MOOCCubeX: A Large Knowledge-centered Repository for Adaptive Learning in MOOCs
Jifan Yu,Yuquan Wang,Qingyang Zhong,Gan Luo,Yiming Mao,Kai Sun,Wenzheng Feng,Wei Xu,Shulin Cao,Kaisheng Zeng,Zijun Yao,Lei Hou,Yankai Lin,Peng Li,Jie Zhou,Bin Xu,Juanzi Li,Jie Tang,Maosong Sun
DOI: https://doi.org/10.1145/3459637.3482010
2021-01-01
Abstract:The prosperity of massive open online courses provides fodder for plentiful research efforts on adaptive learning. However, current open-access educational datasets are still far from sufficient to meet the need for various topics of adaptive learning. Existing released datasets often cover only small-scale data, lack fine-grained knowledge concepts. They are even difficult to curate and supplement due to platform limitations. In this work, we construct MOOCCubeX, a large, knowledge-centered repository consisting of 4, 216 courses, 230, 263 videos, 358, 265 exercises, 637, 572 fine-grained concepts and over 296 million behavioral data of 3, 330, 294 students, for supporting the research topics on adaptive learning in MOOCs.
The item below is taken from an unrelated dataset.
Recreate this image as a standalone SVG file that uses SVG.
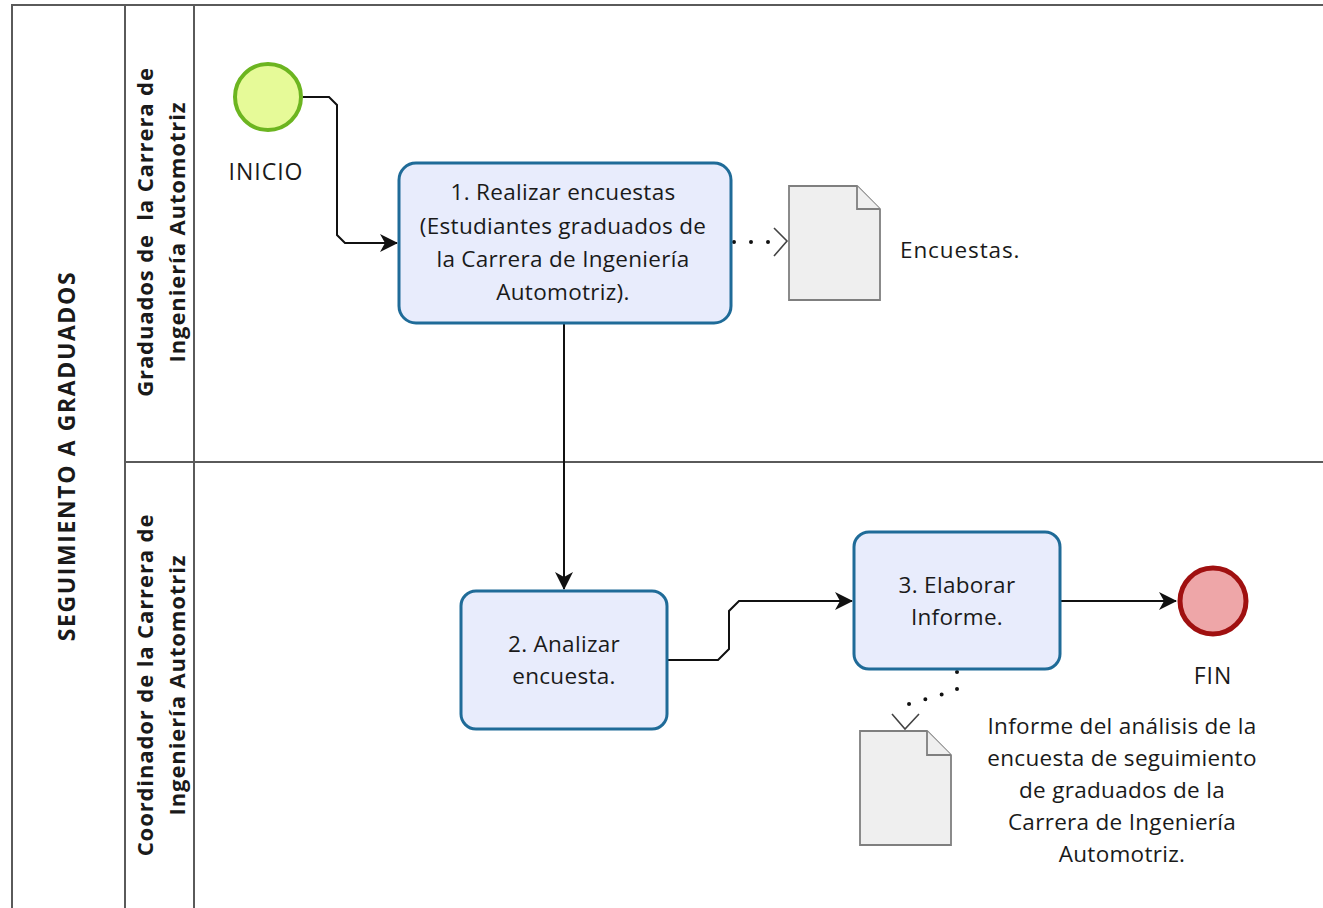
<svg xmlns="http://www.w3.org/2000/svg" width="1323" height="908" viewBox="0 0 1323 908">
  <defs>
    <style>
      .lane { fill: none; stroke: #5a5a5a; stroke-width: 2; }
      .title { font-family: "Open Sans", "Noto Sans", sans-serif; font-weight: bold; font-size: 22px; letter-spacing: 0.9px; fill: #1a1a1a; text-anchor: middle; }
      .pool { font-size: 23px; letter-spacing: 1.6px; }
      .txt { font-family: "Open Sans", "Noto Sans", sans-serif; font-size: 22.5px; letter-spacing: 0.3px; fill: #1a1a1a; text-anchor: middle; }
      .caps { font-size: 23px; letter-spacing: 1px; }
      .task { fill: #e8ecfc; stroke: #1f6b98; stroke-width: 3; }
      .doc { fill: #efefef; stroke: #7f7f7f; stroke-width: 1.8; }
      .flow { fill: none; stroke: #111; stroke-width: 2; }
      .assoc { fill: none; stroke: #111; stroke-width: 4; stroke-linecap: round; stroke-dasharray: 0 17; }
      .chev { fill: none; stroke: #444; stroke-width: 1.6; }
    </style>
    <marker id="arrow" markerWidth="18" markerHeight="18" refX="17" refY="9" orient="auto" markerUnits="userSpaceOnUse">
      <path d="M0,0 L18,9 L0,18 L5,9 Z" fill="#111"/>
    </marker>
  </defs>

  <rect width="1323" height="908" fill="#ffffff"/>

  <!-- pool and lanes -->
  <g id="pool">
    <path class="lane" d="M1323,5 H12 V908"/>
    <path class="lane" d="M125,5 V908 M194,5 V908 M125,462 H1323"/>
    <text class="title pool" transform="translate(75,456) rotate(-90)">SEGUIMIENTO A GRADUADOS</text>
  </g>
  <g id="lane-graduados">
    <text class="title" transform="translate(153,232) rotate(-90)" xml:space="preserve">Graduados de  la Carrera de</text>
    <text class="title" transform="translate(185,232) rotate(-90)">Ingeniería Automotriz</text>
  </g>
  <g id="lane-coordinador">
    <text class="title" transform="translate(153,685) rotate(-90)">Coordinador de la Carrera de</text>
    <text class="title" transform="translate(185,685) rotate(-90)">Ingeniería Automotriz</text>
  </g>

  <!-- connectors -->
  <g id="connectors">
    <path class="flow" d="M303,97 H329 L337,105 V235 L345,243 H397" marker-end="url(#arrow)"/>
    <path class="flow" d="M564,324 V589" marker-end="url(#arrow)"/>
    <path class="flow" d="M667,660 H718 L729,649 V611 L739,601 H852" marker-end="url(#arrow)"/>
    <path class="flow" d="M1060,601 H1176" marker-end="url(#arrow)"/>
    <path class="assoc" d="M734,242 H785"/>
    <path class="chev" d="M774,228 L787,241 L774,256"/>
    <path class="assoc" d="M957,672 V690 L906,705"/>
    <path class="chev" d="M892,714 L905,729 L919,714"/>
  </g>

  <!-- start event -->
  <g id="start">
    <circle cx="268" cy="97" r="33" fill="#e6fa98" stroke="#6cb520" stroke-width="4"/>
    <text class="txt caps" x="266" y="180">INICIO</text>
  </g>

  <!-- task 1 -->
  <g id="task1">
    <rect class="task" x="399" y="163" width="332" height="160" rx="17"/>
    <text class="txt" x="563" y="200">1. Realizar encuestas</text>
    <text class="txt" x="563" y="234">(Estudiantes graduados de</text>
    <text class="txt" x="563" y="267">la Carrera de Ingeniería</text>
    <text class="txt" x="563" y="300">Automotriz).</text>
  </g>

  <!-- document: encuestas -->
  <g id="doc1">
    <path class="doc" d="M789,186 H857 L880,209 V300 H789 Z"/>
    <path class="doc" d="M857,186 V209 H880"/>
    <text class="txt" x="900" y="258" style="text-anchor:start; letter-spacing:0.9px">Encuestas.</text>
  </g>

  <!-- task 2 -->
  <g id="task2">
    <rect class="task" x="461" y="591" width="206" height="138" rx="15"/>
    <text class="txt" x="564" y="652">2. Analizar</text>
    <text class="txt" x="564" y="684">encuesta.</text>
  </g>

  <!-- task 3 -->
  <g id="task3">
    <rect class="task" x="854" y="532" width="206" height="137" rx="15"/>
    <text class="txt" x="957" y="593">3. Elaborar</text>
    <text class="txt" x="957" y="625">Informe.</text>
  </g>

  <!-- end event -->
  <g id="end">
    <circle cx="1213" cy="601" r="33" fill="#eea6a8" stroke="#a01010" stroke-width="5"/>
    <text class="txt caps" x="1213" y="684">FIN</text>
  </g>

  <!-- document: informe -->
  <g id="doc2">
    <path class="doc" d="M860,731 H927 L951,755 V845 H860 Z"/>
    <path class="doc" d="M927,731 V755 H951"/>
    <text class="txt" x="1122" y="734">Informe del análisis de la</text>
    <text class="txt" x="1122" y="766">encuesta de seguimiento</text>
    <text class="txt" x="1122" y="798">de graduados de la</text>
    <text class="txt" x="1122" y="830">Carrera de Ingeniería</text>
    <text class="txt" x="1122" y="862">Automotriz.</text>
  </g>
</svg>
Licensed by XuetangX, one of the largest MOOC websites in China, we obtain abundant and diverse course resources and student behavioral data and are permitted to make subsequent periodic updates. We propose a framework to accomplish data processing, weakly supervised fine-grained concept graph mining, and data curation to improve usability and richness. Based on the fine-grained concepts, we re-organize the data from the knowledge perspective and acquire more external learning resources from the web. Our repository is now available at https://github.com/THU- KEG/MOOCCubeX.